- [COLLECTED MATERIAL]:
================================

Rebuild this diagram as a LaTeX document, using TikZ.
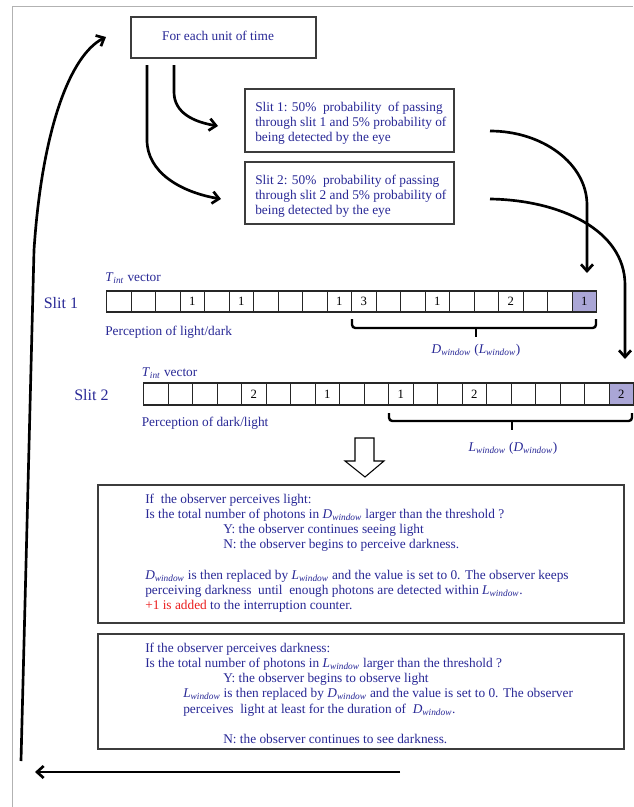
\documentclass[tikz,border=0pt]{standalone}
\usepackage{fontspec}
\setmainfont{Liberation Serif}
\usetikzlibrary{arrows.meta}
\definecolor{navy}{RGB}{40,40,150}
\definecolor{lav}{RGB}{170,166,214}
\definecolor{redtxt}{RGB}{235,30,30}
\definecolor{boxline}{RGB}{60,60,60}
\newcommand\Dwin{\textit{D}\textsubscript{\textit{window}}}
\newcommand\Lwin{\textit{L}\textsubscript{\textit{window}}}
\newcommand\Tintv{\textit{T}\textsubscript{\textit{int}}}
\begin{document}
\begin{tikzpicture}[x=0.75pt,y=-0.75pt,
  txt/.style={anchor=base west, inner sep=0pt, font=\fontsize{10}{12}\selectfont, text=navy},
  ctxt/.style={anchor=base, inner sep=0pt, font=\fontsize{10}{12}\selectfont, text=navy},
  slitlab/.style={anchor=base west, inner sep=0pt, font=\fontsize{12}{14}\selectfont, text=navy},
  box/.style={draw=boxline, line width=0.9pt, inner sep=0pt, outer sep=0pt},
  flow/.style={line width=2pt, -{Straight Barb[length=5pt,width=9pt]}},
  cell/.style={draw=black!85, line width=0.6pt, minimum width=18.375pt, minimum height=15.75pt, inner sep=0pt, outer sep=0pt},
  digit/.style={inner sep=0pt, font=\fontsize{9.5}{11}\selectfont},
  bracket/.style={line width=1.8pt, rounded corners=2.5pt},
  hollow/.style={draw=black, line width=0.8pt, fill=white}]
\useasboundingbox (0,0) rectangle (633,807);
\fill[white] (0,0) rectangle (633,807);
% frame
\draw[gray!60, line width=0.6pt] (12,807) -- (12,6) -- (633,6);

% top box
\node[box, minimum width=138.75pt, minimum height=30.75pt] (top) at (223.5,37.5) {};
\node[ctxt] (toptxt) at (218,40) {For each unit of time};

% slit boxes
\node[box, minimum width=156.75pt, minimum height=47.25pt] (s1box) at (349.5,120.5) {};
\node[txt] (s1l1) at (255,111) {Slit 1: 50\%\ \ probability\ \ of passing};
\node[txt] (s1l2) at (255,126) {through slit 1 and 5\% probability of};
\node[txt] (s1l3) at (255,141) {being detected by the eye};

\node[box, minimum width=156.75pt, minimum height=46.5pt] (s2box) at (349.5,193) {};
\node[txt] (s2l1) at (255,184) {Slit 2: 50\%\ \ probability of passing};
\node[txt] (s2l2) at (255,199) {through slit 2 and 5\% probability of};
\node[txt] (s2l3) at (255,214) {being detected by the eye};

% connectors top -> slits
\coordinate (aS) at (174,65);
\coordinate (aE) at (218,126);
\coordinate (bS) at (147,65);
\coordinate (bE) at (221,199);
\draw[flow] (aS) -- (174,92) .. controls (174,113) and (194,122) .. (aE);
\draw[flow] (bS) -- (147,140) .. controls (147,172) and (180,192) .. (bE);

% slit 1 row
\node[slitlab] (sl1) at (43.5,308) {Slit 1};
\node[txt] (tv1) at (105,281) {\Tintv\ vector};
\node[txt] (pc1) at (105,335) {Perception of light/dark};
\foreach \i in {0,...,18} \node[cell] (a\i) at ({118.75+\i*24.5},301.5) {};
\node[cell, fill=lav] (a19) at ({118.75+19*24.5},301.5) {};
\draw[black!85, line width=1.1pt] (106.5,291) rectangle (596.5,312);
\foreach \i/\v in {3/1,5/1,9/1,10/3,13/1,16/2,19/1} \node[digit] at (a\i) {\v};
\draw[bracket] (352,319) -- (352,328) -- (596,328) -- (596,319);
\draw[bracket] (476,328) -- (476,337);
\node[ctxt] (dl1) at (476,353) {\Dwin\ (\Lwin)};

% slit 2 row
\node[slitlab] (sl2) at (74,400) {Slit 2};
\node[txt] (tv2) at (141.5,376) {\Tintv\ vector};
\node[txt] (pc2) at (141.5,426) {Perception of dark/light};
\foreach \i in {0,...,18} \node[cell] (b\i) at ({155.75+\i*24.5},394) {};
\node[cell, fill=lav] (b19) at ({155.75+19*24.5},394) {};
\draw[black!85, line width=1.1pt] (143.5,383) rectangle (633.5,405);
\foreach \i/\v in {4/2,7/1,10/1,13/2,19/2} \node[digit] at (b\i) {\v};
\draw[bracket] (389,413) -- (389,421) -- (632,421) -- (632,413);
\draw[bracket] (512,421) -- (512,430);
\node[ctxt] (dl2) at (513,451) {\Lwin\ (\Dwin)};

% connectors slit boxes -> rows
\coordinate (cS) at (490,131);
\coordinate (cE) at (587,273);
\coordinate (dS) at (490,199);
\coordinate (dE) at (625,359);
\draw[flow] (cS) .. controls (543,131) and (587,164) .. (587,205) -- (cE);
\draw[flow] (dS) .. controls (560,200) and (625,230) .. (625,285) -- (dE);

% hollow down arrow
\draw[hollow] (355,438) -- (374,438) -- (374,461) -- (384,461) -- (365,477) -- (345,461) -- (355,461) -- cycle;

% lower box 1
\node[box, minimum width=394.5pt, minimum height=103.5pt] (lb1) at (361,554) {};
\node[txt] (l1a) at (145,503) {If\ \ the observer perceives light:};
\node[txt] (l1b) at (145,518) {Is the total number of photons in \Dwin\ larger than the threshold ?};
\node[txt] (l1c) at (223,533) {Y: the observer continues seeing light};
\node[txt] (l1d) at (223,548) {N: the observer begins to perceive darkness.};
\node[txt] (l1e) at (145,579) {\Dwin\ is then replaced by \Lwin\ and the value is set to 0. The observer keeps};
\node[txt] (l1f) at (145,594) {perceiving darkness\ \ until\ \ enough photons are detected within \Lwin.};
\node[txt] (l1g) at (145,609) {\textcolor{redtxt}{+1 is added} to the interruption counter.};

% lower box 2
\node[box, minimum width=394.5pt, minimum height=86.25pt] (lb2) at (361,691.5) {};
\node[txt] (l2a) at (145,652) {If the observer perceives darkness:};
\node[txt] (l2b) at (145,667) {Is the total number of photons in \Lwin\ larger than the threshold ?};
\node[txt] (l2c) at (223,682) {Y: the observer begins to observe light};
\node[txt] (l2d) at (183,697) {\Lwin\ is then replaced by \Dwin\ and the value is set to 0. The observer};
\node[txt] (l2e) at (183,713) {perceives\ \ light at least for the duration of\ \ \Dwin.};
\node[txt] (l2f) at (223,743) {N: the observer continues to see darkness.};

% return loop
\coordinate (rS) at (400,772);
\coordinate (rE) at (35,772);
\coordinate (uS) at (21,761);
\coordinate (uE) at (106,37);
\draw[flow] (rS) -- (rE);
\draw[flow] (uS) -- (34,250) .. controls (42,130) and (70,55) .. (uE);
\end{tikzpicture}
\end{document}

================================

- [STATED PROBLEM]: Take the listing above and print it exactly, apart from the pictures.

- [COMPLETED TASK]:
Rebuild this diagram as a LaTeX document, using TikZ.
\documentclass[tikz,border=0pt]{standalone}
\usepackage{fontspec}
\setmainfont{Liberation Serif}
\usetikzlibrary{arrows.meta}
\definecolor{navy}{RGB}{40,40,150}
\definecolor{lav}{RGB}{170,166,214}
\definecolor{redtxt}{RGB}{235,30,30}
\definecolor{boxline}{RGB}{60,60,60}
\newcommand\Dwin{\textit{D}\textsubscript{\textit{window}}}
\newcommand\Lwin{\textit{L}\textsubscript{\textit{window}}}
\newcommand\Tintv{\textit{T}\textsubscript{\textit{int}}}
\begin{document}
\begin{tikzpicture}[x=0.75pt,y=-0.75pt,
  txt/.style={anchor=base west, inner sep=0pt, font=\fontsize{10}{12}\selectfont, text=navy},
  ctxt/.style={anchor=base, inner sep=0pt, font=\fontsize{10}{12}\selectfont, text=navy},
  slitlab/.style={anchor=base west, inner sep=0pt, font=\fontsize{12}{14}\selectfont, text=navy},
  box/.style={draw=boxline, line width=0.9pt, inner sep=0pt, outer sep=0pt},
  flow/.style={line width=2pt, -{Straight Barb[length=5pt,width=9pt]}},
  cell/.style={draw=black!85, line width=0.6pt, minimum width=18.375pt, minimum height=15.75pt, inner sep=0pt, outer sep=0pt},
  digit/.style={inner sep=0pt, font=\fontsize{9.5}{11}\selectfont},
  bracket/.style={line width=1.8pt, rounded corners=2.5pt},
  hollow/.style={draw=black, line width=0.8pt, fill=white}]
\useasboundingbox (0,0) rectangle (633,807);
\fill[white] (0,0) rectangle (633,807);
% frame
\draw[gray!60, line width=0.6pt] (12,807) -- (12,6) -- (633,6);

% top box
\node[box, minimum width=138.75pt, minimum height=30.75pt] (top) at (223.5,37.5) {};
\node[ctxt] (toptxt) at (218,40) {For each unit of time};

% slit boxes
\node[box, minimum width=156.75pt, minimum height=47.25pt] (s1box) at (349.5,120.5) {};
\node[txt] (s1l1) at (255,111) {Slit 1: 50\%\ \ probability\ \ of passing};
\node[txt] (s1l2) at (255,126) {through slit 1 and 5\% probability of};
\node[txt] (s1l3) at (255,141) {being detected by the eye};

\node[box, minimum width=156.75pt, minimum height=46.5pt] (s2box) at (349.5,193) {};
\node[txt] (s2l1) at (255,184) {Slit 2: 50\%\ \ probability of passing};
\node[txt] (s2l2) at (255,199) {through slit 2 and 5\% probability of};
\node[txt] (s2l3) at (255,214) {being detected by the eye};

% connectors top -> slits
\coordinate (aS) at (174,65);
\coordinate (aE) at (218,126);
\coordinate (bS) at (147,65);
\coordinate (bE) at (221,199);
\draw[flow] (aS) -- (174,92) .. controls (174,113) and (194,122) .. (aE);
\draw[flow] (bS) -- (147,140) .. controls (147,172) and (180,192) .. (bE);

% slit 1 row
\node[slitlab] (sl1) at (43.5,308) {Slit 1};
\node[txt] (tv1) at (105,281) {\Tintv\ vector};
\node[txt] (pc1) at (105,335) {Perception of light/dark};
\foreach \i in {0,...,18} \node[cell] (a\i) at ({118.75+\i*24.5},301.5) {};
\node[cell, fill=lav] (a19) at ({118.75+19*24.5},301.5) {};
\draw[black!85, line width=1.1pt] (106.5,291) rectangle (596.5,312);
\foreach \i/\v in {3/1,5/1,9/1,10/3,13/1,16/2,19/1} \node[digit] at (a\i) {\v};
\draw[bracket] (352,319) -- (352,328) -- (596,328) -- (596,319);
\draw[bracket] (476,328) -- (476,337);
\node[ctxt] (dl1) at (476,353) {\Dwin\ (\Lwin)};

% slit 2 row
\node[slitlab] (sl2) at (74,400) {Slit 2};
\node[txt] (tv2) at (141.5,376) {\Tintv\ vector};
\node[txt] (pc2) at (141.5,426) {Perception of dark/light};
\foreach \i in {0,...,18} \node[cell] (b\i) at ({155.75+\i*24.5},394) {};
\node[cell, fill=lav] (b19) at ({155.75+19*24.5},394) {};
\draw[black!85, line width=1.1pt] (143.5,383) rectangle (633.5,405);
\foreach \i/\v in {4/2,7/1,10/1,13/2,19/2} \node[digit] at (b\i) {\v};
\draw[bracket] (389,413) -- (389,421) -- (632,421) -- (632,413);
\draw[bracket] (512,421) -- (512,430);
\node[ctxt] (dl2) at (513,451) {\Lwin\ (\Dwin)};

% connectors slit boxes -> rows
\coordinate (cS) at (490,131);
\coordinate (cE) at (587,273);
\coordinate (dS) at (490,199);
\coordinate (dE) at (625,359);
\draw[flow] (cS) .. controls (543,131) and (587,164) .. (587,205) -- (cE);
\draw[flow] (dS) .. controls (560,200) and (625,230) .. (625,285) -- (dE);

% hollow down arrow
\draw[hollow] (355,438) -- (374,438) -- (374,461) -- (384,461) -- (365,477) -- (345,461) -- (355,461) -- cycle;

% lower box 1
\node[box, minimum width=394.5pt, minimum height=103.5pt] (lb1) at (361,554) {};
\node[txt] (l1a) at (145,503) {If\ \ the observer perceives light:};
\node[txt] (l1b) at (145,518) {Is the total number of photons in \Dwin\ larger than the threshold ?};
\node[txt] (l1c) at (223,533) {Y: the observer continues seeing light};
\node[txt] (l1d) at (223,548) {N: the observer begins to perceive darkness.};
\node[txt] (l1e) at (145,579) {\Dwin\ is then replaced by \Lwin\ and the value is set to 0. The observer keeps};
\node[txt] (l1f) at (145,594) {perceiving darkness\ \ until\ \ enough photons are detected within \Lwin.};
\node[txt] (l1g) at (145,609) {\textcolor{redtxt}{+1 is added} to the interruption counter.};

% lower box 2
\node[box, minimum width=394.5pt, minimum height=86.25pt] (lb2) at (361,691.5) {};
\node[txt] (l2a) at (145,652) {If the observer perceives darkness:};
\node[txt] (l2b) at (145,667) {Is the total number of photons in \Lwin\ larger than the threshold ?};
\node[txt] (l2c) at (223,682) {Y: the observer begins to observe light};
\node[txt] (l2d) at (183,697) {\Lwin\ is then replaced by \Dwin\ and the value is set to 0. The observer};
\node[txt] (l2e) at (183,713) {perceives\ \ light at least for the duration of\ \ \Dwin.};
\node[txt] (l2f) at (223,743) {N: the observer continues to see darkness.};

% return loop
\coordinate (rS) at (400,772);
\coordinate (rE) at (35,772);
\coordinate (uS) at (21,761);
\coordinate (uE) at (106,37);
\draw[flow] (rS) -- (rE);
\draw[flow] (uS) -- (34,250) .. controls (42,130) and (70,55) .. (uE);
\end{tikzpicture}
\end{document}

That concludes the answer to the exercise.